Sunday, July 15, 2007

Devaluasi Gelar

Carrie Rosefsky Wickham dalam "Interests, Ideas and Islamist
Outreach in
Egypt" memperlihatkan sebuah 'devaluasi' gelar
universitas dan kedudukan pekerja kerah putih di komunitas
jaringan Muslim Mesir.
"Knowledge for us is knowledge of religion. Religion includes
and
encompasses all other kinds of knowledge," kata perempuan
berkerudung di lingkungan Sha'bi.
Wickham menyebutnya transvaluation nilai-nilai yang
menjungkir-balikkan prioritas yang menuntun aksi individu.
Perempuan yang diwawancarai mengatakan prioritas pertama
perempuan adalah di rumah.
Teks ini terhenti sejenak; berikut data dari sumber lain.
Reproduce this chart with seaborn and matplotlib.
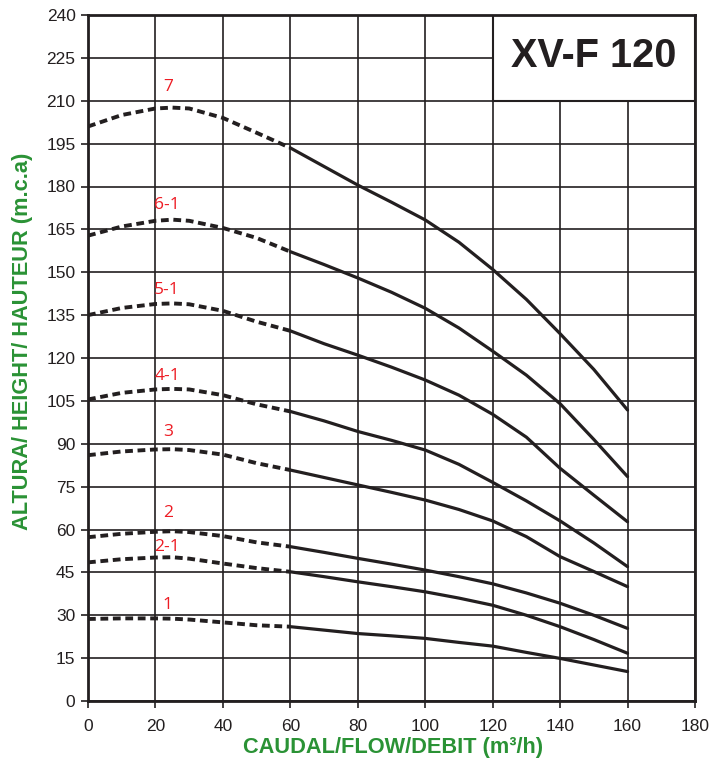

Mereka menilai pekerjaan yang
layak bagi Kaum Hawa ialah pendidikan dan kesehatan.
Kendati pilihan, ini menjadi semacam legitimasi bagi
pembatasan perempuan dan domestifikasi.
Terlebih lagi ini terjadi kelompok menengah ke bawah.
Apakah ini tidak akan membawa 'keterbelakangan' menghadapi
perdagangan bebas?
Tanpa gelar dan kedudukan sekular, apakah mereka bisa
berkompetisi dengan pekerja asing yang bakal menyerbu ke
seluruh penjuru negeri?
Apakah ini tidak menyebabkan brain drain?